┌─ Listed records

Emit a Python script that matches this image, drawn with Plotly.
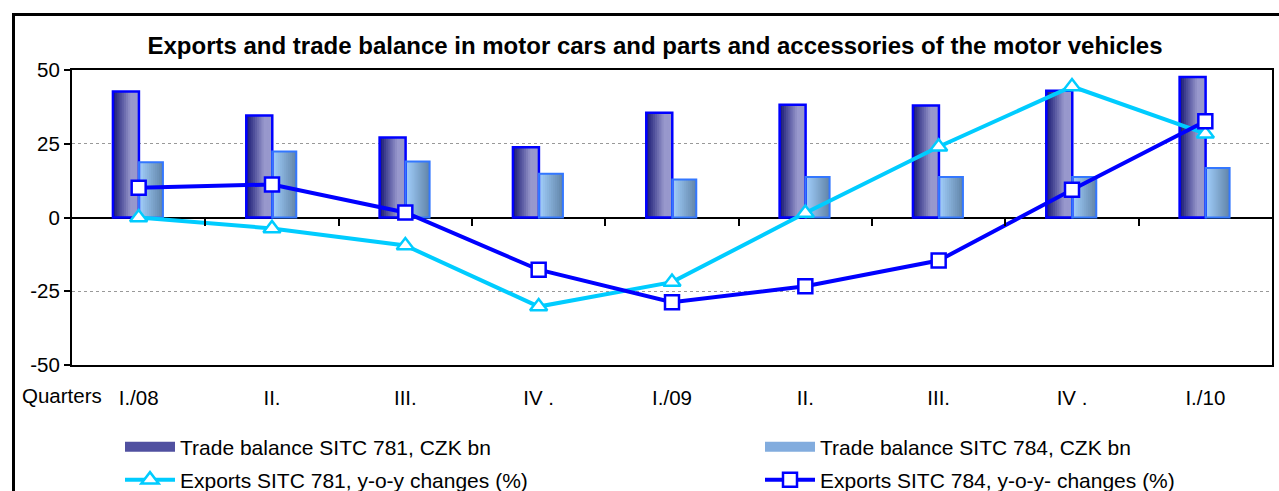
import plotly.graph_objects as go

# ---- data ----
quarters = ["I./08", "II.", "III.", "IV .", "I./09", "II.", "III.", "IV .", "I./10"]
tb781 = [42.7, 34.6, 27.1, 23.8, 35.5, 38.2, 38.0, 43.0, 47.6]
tb784 = [18.7, 22.4, 19.0, 14.8, 12.9, 13.7, 13.7, 13.7, 16.8]
exp781 = [0.0, -3.7, -9.5, -30.2, -21.9, 1.5, 24.0, 44.4, 28.4]
exp784 = [10.1, 11.2, 1.7, -17.7, -28.7, -23.3, -14.6, 9.4, 32.6]
ytick_vals = [-50, -25, 0, 25, 50]
ytick_text = ["-50", "-25", "0", "25", "50"]

name_tb781 = "Trade balance SITC 781, CZK bn"
name_tb784 = "Trade balance SITC 784, CZK bn"
name_ex781 = "Exports SITC 781, y-o-y changes (%)"
name_ex784 = "Exports SITC 784, y-o-y- changes (%)"

xs = list(range(len(quarters)))
FONT = "Liberation Sans, Arial, sans-serif"


def lerp(c1, c2, t):
    return "rgb(%d,%d,%d)" % tuple(round(a + (b - a) * t) for a, b in zip(c1, c2))


fig = go.Figure()

# bar geometry (category units)
W1, O1 = 0.195, -0.193
W2, O2 = 0.18, 0.002
N = 12

# gradient strips (nested: each strip runs to the bar's right edge, later ones on top)
for i in range(N):
    t = i / (N - 1)
    tt = min(1.0, t / 0.7)
    fig.add_trace(go.Bar(x=xs, y=tb781, width=W1 * (N - i) / N, offset=O1 + W1 * i / N,
                         marker=dict(color=lerp((30, 30, 120), (152, 152, 204), tt), line=dict(width=0)),
                         showlegend=False, hoverinfo="skip"))
    fig.add_trace(go.Bar(x=xs, y=tb784, width=W2 * (N - i) / N, offset=O2 + W2 * i / N,
                         marker=dict(color=lerp((160, 205, 250), (100, 135, 170), t), line=dict(width=0)),
                         showlegend=False, hoverinfo="skip"))

# outlines
fig.add_trace(go.Bar(x=xs, y=tb781, width=W1, offset=O1, name=name_tb781,
                     marker=dict(color="rgba(0,0,0,0)", line=dict(color="#0000ff", width=2.5)),
                     showlegend=False))
fig.add_trace(go.Bar(x=xs, y=tb784, width=W2, offset=O2, name=name_tb784,
                     marker=dict(color="rgba(0,0,0,0)", line=dict(color="#3377ff", width=2)),
                     showlegend=False))

# legend proxies for the bars (no data, legend symbol only)
fig.add_trace(go.Scatter(x=[None], y=[None], mode="lines", name=name_tb781,
                         line=dict(color="rgb(80,80,160)", width=14), legend="legend"))
fig.add_trace(go.Scatter(x=[None], y=[None], mode="lines", name=name_tb784,
                         line=dict(color="rgb(130,172,222)", width=14), legend="legend2"))

# lines
fig.add_trace(go.Scatter(x=xs, y=exp781, mode="lines+markers", name=name_ex781,
                         line=dict(color="#00ccff", width=4),
                         marker=dict(symbol="triangle-up", size=15, color="white",
                                     line=dict(color="#00ccff", width=2.5)),
                         xaxis="x2", legend="legend3"))
fig.add_trace(go.Scatter(x=xs, y=exp784, mode="lines+markers", name=name_ex784,
                         line=dict(color="#0000ff", width=4),
                         marker=dict(symbol="square", size=14, color="white",
                                     line=dict(color="#0000ff", width=2.5)),
                         xaxis="x2", legend="legend4"))

PW, PH = 1200, 295
L, T = 72, 70


def px_x(p):
    return (p - L) / PW


def px_y(p):
    return (T + PH - p) / PH


def leg(xpx, ypx):
    return dict(orientation="h", x=px_x(xpx), xanchor="left", y=px_y(ypx), yanchor="middle",
                font=dict(size=21, family=FONT), itemwidth=50,
                bgcolor="rgba(0,0,0,0)", itemclick=False, itemdoubleclick=False)


fig.update_layout(
    width=1279, height=491,
    margin=dict(l=L, r=1279 - L - PW, t=T, b=491 - T - PH, autoexpand=False),
    paper_bgcolor="white", plot_bgcolor="white",
    barmode="overlay",
    font=dict(family=FONT, size=20, color="black"),
    title=dict(text="<b>Exports and trade balance in motor cars and parts and accessories of the motor vehicles</b>",
               font=dict(size=24, family=FONT, color="black"),
               xref="container", x=655 / 1279, xanchor="center",
               yref="container", y=1 - 46 / 491, yanchor="middle"),
    xaxis=dict(range=[-0.5, 8.5], tickmode="array", tickvals=xs, ticktext=quarters,
               ticks="", showline=True, linecolor="black", linewidth=2, mirror=True,
               showgrid=False, zeroline=False, ticklabelstandoff=13,
               tickfont=dict(size=20.5)),
    xaxis2=dict(range=[-0.5, 8.5], overlaying="x", anchor="free", position=0.5,
                tickmode="array", tickvals=[i + 0.5 for i in xs[:-1]],
                ticks="outside", ticklen=7, tickwidth=2, tickcolor="black",
                showticklabels=False, showline=False, showgrid=False, zeroline=False),
    yaxis=dict(range=[-50, 50], tickmode="array", tickvals=ytick_vals, ticktext=ytick_text,
               ticks="outside", ticklen=6, tickwidth=2, tickcolor="black",
               showline=True, linecolor="black", linewidth=2, mirror=True,
               showgrid=True, gridcolor="#999999", griddash="dot", gridwidth=1,
               zeroline=True, zerolinecolor="black", zerolinewidth=2,
               tickfont=dict(size=20.5)),
    legend=leg(120, 447),
    legend2=leg(760, 447),
    legend3=leg(120, 480),
    legend4=leg(760, 480),
    showlegend=True,
    annotations=[dict(text="Quarters", xref="paper", yref="paper", x=px_x(20), y=px_y(395),
                      xanchor="left", yanchor="middle", showarrow=False, font=dict(size=20.5))],
    shapes=[dict(type="rect", xref="paper", yref="paper", x0=px_x(13.5), x1=px_x(1300),
                 y0=px_y(600), y1=px_y(14.5), line=dict(color="black", width=3),
                 fillcolor="rgba(0,0,0,0)", layer="below")],
)

fig.write_html("out.html", config={"displayModeBar": False},
               post_script="document.body.style.margin='0px';")
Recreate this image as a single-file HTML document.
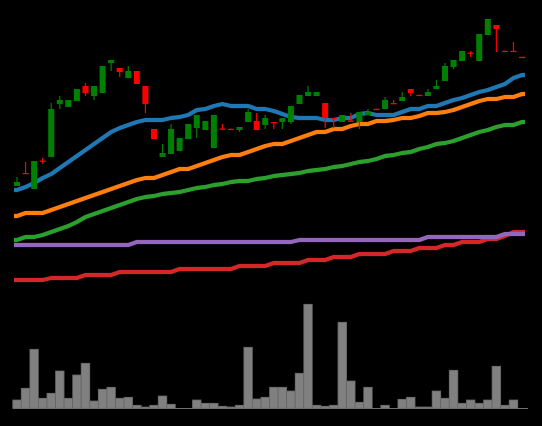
<!DOCTYPE html>
<html><head><meta charset="utf-8"><style>
html,body{margin:0;padding:0;background:#000;}
svg{display:block;}
</style></head><body>
<svg id="chart" width="542" height="426" viewBox="0 0 542 426" xmlns="http://www.w3.org/2000/svg">
<rect x="0" y="0" width="542" height="426" fill="#000"/>
<g id="vol"></g>
<g id="lines"></g>
<g id="candles"></g>
</svg>
<script>
const opens=[114,127,111,139.5,143,196,193,199,214,204,207,237,232,222,229,214,171,143,146,149,161,172,170,152,171.5,171.2,170,178,179,175,178,178,178,196,204,204,197,182,178,179.5,178,185,191.2,191,197,199,211,205.2,204,211,219,233,239,247.5,239,265,275,249.2,249.2,243.2];
const closes=[118,126,139,138.5,191,200,200,211,207,214,234,240,228,229,216,196,161,147,171,162,176,185,179,185,171,170.8,173,188,170,182,177.5,182,194,205,208,208,182,181,185,179,188,188,190.8,200,196.6,203,207,204.8,208,214,234,240,249,246.5,266,281,271,248.8,248.8,242.8];
const highs=[123,138,139,142,197,204,200,211,217,214,234,240,232,234,229,214,171,156,176,162,176,185,179,185,176,171.2,173,191,187,185,178,182,194,205,214,208,197,182,185,187,188,191,191.2,203,200,208,211,205.2,211,220,237,240,249,249,266,281,275,249.2,258,243.2];
const lows=[114,126,111,136,143,191,193,199,204,200,207,229,223,222,216,187,161,143,146,149,161,162,170,152,171,170.8,168,178,170,171,171,171,176,196,204,204,172,172,178,179,171,185,190.8,191,196.6,199,204,204.8,204,211,219,231,239,243,239,265,248,248.8,248.8,242.8];
const volumes=[8.3,20,59,10,15,37.3,10,33.3,45,7.3,19,21,10,11,3,1.3,3,12.3,4,0,0,8.3,5,5,2,1.3,3,61,9.3,11,21,21,17.3,35,104,3,2,3,86,27.3,6,21,0,3,0,9,11,1.3,1.3,17.3,10,38,5,8.3,5,8.3,42,3,8.3,0];
const maBlue=[110,113,117,122,126,132,138,144,150,156,162,168,172,175,178,180,180,180,182,183,185,190,191,194,196,194,194,194,191,191,189,186,183,182,182,182,180,180,182,182,186,187,185,185,185,188,191,191,194,194,197,200,202,205,208,210,213,216,222,225];
const maOrange=[84,87,87,87,90,93,96,99,102,105,108,111,114,117,120,122,122,125,128,131,131,134,137,140,143,145,145,148,151,154,156,156,159,162,165,168,168,171,171,174,176,176,179,179,180,182,182,184,187,187,188,190,193,196,199,201,201,203,203,206];
const maGreen=[60,63,63,65,68,71,74,78,83,86,89,92,95,98,101,103,104,106,107,108,110,112,113,115,116,118,119,119,121,122,124,125,126,127,129,130,131,133,134,136,138,139,141,144,145,147,148,151,153,156,157,159,162,165,168,170,173,175,175,178];
const maPurple=[55,55,55,55,55,55,55,55,55,55,55,55,55,55,58,58,58,58,58,58,58,58,58,58,58,58,58,58,58,58,58,58,58,60,60,60,60,60,60,60,60,60,60,60,60,60,60,60,63,63,63,63,63,63,63,63,63,66,66,66];
const maRed=[20,20,20,20,22,22,22,22,25,25,25,25,28,28,28,28,28,28,28,31,31,31,31,31,31,31,34,34,34,34,37,37,37,37,40,40,40,43,43,43,46,46,46,46,49,49,49,52,52,52,55,55,58,58,58,61,61,64,68,68];

const NS='http://www.w3.org/2000/svg';
const step=8.56;
function xScale(i){return 17+step*i;}
function yPrice(p){return 300-p;}
function yVol(v){return 408.3-v;}
function mk(tag,attrs,parent){const e=document.createElementNS(NS,tag);for(const k in attrs)e.setAttribute(k,attrs[k]);parent.appendChild(e);return e;}

const gv=document.getElementById('vol');
volumes.forEach((v,i)=>{
  const r=mk('rect',{x:xScale(i)-step/2,y:yVol(v),width:step,height:Math.max(0,408.3-yVol(v)),fill:'#808080',stroke:'#646464','stroke-width':0.8},gv);
  
  
});
const base=mk('line',{x1:13,x2:528,y1:408.5,y2:408.5,stroke:'#707070','stroke-width':1},gv);



const gl=document.getElementById('lines');
[[maRed,'#d62728','ma-red'],[maPurple,'#9467bd','ma-purple'],[maGreen,'#2ca02c','ma-green'],[maOrange,'#ff7f0e','ma-orange'],[maBlue,'#1f77b4','ma-blue']].forEach(([arr,col,name])=>{
  const n=arr.length;
  const pts=[(xScale(0)-3)+','+yPrice(arr[0])].concat(arr.map((v,i)=>xScale(i)+','+yPrice(v))).concat([(xScale(n-1)+3)+','+yPrice(arr[n-1])]).join(' ');
  const pl=mk('polyline',{points:pts,fill:'none',stroke:col,'stroke-width':4.2,'stroke-linejoin':'round'},gl);
  
  
});

const gc=document.getElementById('candles');
opens.forEach((o,i)=>{
  const c=closes[i],up=c>=o,col=up?'#008000':'#ff0000';
  const x=xScale(i);
  const w=mk('line',{x1:x,x2:x,y1:yPrice(highs[i]),y2:yPrice(lows[i]),stroke:col,'stroke-width':1.2},gc);
  
  
  const top=yPrice(Math.max(o,c)),bot=yPrice(Math.min(o,c));
  const h=Math.max(1.3,bot-top);
  const b=mk('rect',{x:x-3,y:top,width:6,height:h,fill:col},gc);
  
  
});
</script>
</body></html>
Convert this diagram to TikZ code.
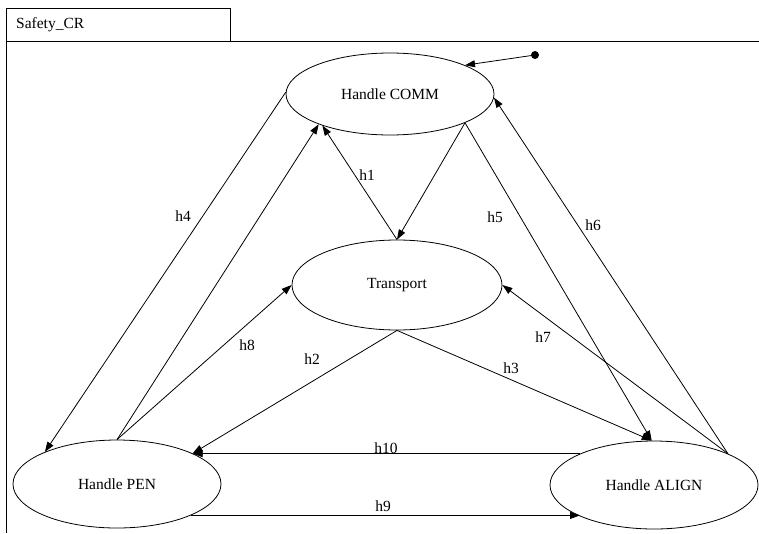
\documentclass[tikz,border=0pt]{standalone}
\usepackage{fontspec}
\setmainfont{Liberation Serif}
\usetikzlibrary{shapes.geometric,arrows.meta}
\begin{document}
\begin{tikzpicture}[x=1pt,y=-1pt,
  state/.style={ellipse,draw,line width=0.8pt,inner sep=0pt,minimum width=208pt,minimum height=88pt,font=\fontsize{15.5}{18}\selectfont},
  edge/.style={line width=0.8pt,-{Triangle[length=10pt,width=7pt]}},
  lbl/.style={font=\fontsize{15.5}{18}\selectfont,inner sep=0pt},
  frameline/.style={line width=0.8pt}]
\useasboundingbox (0,0) rectangle (759,533);
% frame
\draw[frameline] (6,8) rectangle (230,41);
\node[lbl,anchor=west] (title) at (16,25) {Safety\_CR};
\draw[frameline] (759,41) -- (6,41) -- (6,533);
% states
\node[state,minimum height=82pt] (comm) at (390,94) {Handle COMM};
\node[state,minimum width=210pt,minimum height=90pt] (trans) at (397,285) {Transport};
\node[state] (pen) at (117,484) {Handle PEN};
\node[state] (align) at (654,485) {Handle ALIGN};
% initial
\fill (535,55) circle (4pt);
\coordinate (init) at (535,55);
\draw[edge] (init) -- (comm.21);
% edges
\draw[edge] (comm.-21.7) -- (trans.90);
\draw[edge] (trans.90) -- (comm.205.6);
\draw[edge] (comm.179) -- (pen.156);
\draw[edge] (pen.90) -- (comm.203.4);
\draw[edge] (pen.90) -- (trans.180);
\draw[edge] (comm.-21.7) -- (align.93);
\draw[edge] (align.23.7) -- (comm.-2.8);
\draw[edge] (align.23.7) -- (trans.0);
\draw[edge] (trans.270) -- (pen.22.2);
\draw[edge] (trans.270) -- (align.93);
\draw[edge] (align.157.3) -- (pen.22.2 |- align.157.3);
\draw[edge] (pen.-23.7) -- (pen.-23.7 -| align.203.3);
% labels
\node[lbl] (l1) at (367,175) {h1};
\node[lbl] (l2) at (312,359) {h2};
\node[lbl] (l3) at (511,368) {h3};
\node[lbl] (l4) at (183,216) {h4};
\node[lbl] (l5) at (495,217) {h5};
\node[lbl] (l6) at (593,225) {h6};
\node[lbl] (l7) at (543,337) {h7};
\node[lbl] (l8) at (247,345) {h8};
\node[lbl] (l9) at (383,506) {h9};
\node[lbl] (l10) at (386,448) {h10};
\end{tikzpicture}
\end{document}
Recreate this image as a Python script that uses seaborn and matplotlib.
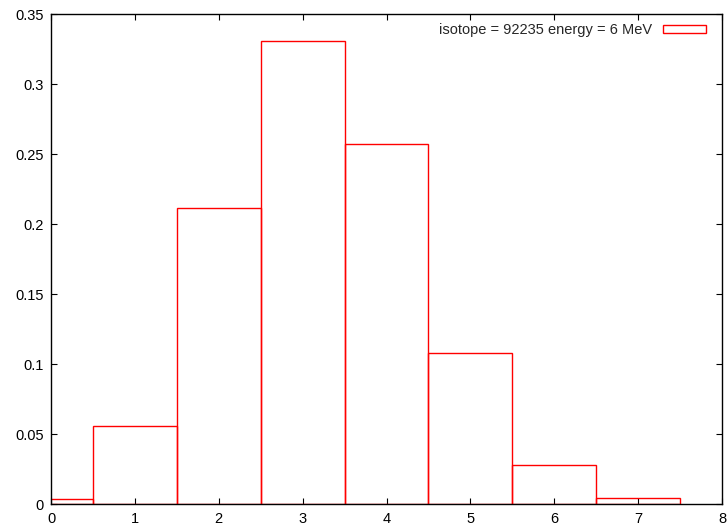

└─

- What the exercise asks
Only the lines from the top of the data through the line with "import plotly.graph_objects as go" should be quoted, exactly and with both ends kept; skip the pictures.

- Reply to the task
Emit a Python script that matches this image, drawn with Plotly.
import plotly.graph_objects as go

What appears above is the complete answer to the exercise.